Exercise task
Extract the lines of the material below, beginning with the first and ending with the line that holds "plt.rcParams['font.family'] = ['Liberation". Skip every picture.

Given data
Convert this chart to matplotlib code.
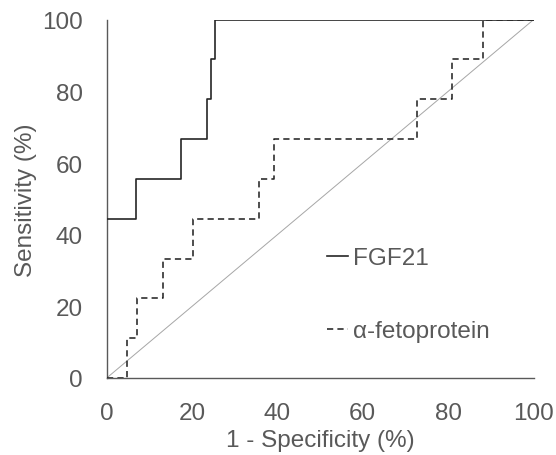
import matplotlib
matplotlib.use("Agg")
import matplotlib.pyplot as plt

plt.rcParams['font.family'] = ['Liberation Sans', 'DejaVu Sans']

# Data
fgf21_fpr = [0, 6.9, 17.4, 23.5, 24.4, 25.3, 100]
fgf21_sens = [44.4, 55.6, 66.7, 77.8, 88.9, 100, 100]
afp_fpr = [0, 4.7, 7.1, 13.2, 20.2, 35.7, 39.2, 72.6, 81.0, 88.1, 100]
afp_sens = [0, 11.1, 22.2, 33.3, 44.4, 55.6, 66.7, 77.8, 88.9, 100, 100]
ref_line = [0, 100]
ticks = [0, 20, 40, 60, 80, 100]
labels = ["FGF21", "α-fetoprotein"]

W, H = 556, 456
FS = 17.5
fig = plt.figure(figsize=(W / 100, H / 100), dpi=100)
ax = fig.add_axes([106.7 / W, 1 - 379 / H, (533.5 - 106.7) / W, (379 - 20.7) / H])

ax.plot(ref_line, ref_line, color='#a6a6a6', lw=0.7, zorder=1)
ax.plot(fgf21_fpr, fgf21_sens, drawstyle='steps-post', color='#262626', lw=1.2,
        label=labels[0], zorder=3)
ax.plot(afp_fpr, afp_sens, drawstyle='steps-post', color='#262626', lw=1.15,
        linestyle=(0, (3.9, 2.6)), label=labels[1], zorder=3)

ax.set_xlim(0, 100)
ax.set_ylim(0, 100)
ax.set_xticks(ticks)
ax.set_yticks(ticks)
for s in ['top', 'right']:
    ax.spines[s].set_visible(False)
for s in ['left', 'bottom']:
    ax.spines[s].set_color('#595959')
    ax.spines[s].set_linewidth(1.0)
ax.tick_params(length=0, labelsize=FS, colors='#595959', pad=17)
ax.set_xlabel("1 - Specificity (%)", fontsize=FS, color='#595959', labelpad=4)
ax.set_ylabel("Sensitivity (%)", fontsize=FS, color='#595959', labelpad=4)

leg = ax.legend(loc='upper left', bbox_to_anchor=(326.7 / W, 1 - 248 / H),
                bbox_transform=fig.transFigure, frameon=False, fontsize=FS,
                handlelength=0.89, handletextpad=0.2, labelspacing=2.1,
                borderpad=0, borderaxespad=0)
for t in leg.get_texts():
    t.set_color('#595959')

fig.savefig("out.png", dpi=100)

Written answer
Convert this chart to matplotlib code.
import matplotlib
matplotlib.use("Agg")
import matplotlib.pyplot as plt

plt.rcParams['font.family'] = ['Liberation Sans', 'DejaVu Sans']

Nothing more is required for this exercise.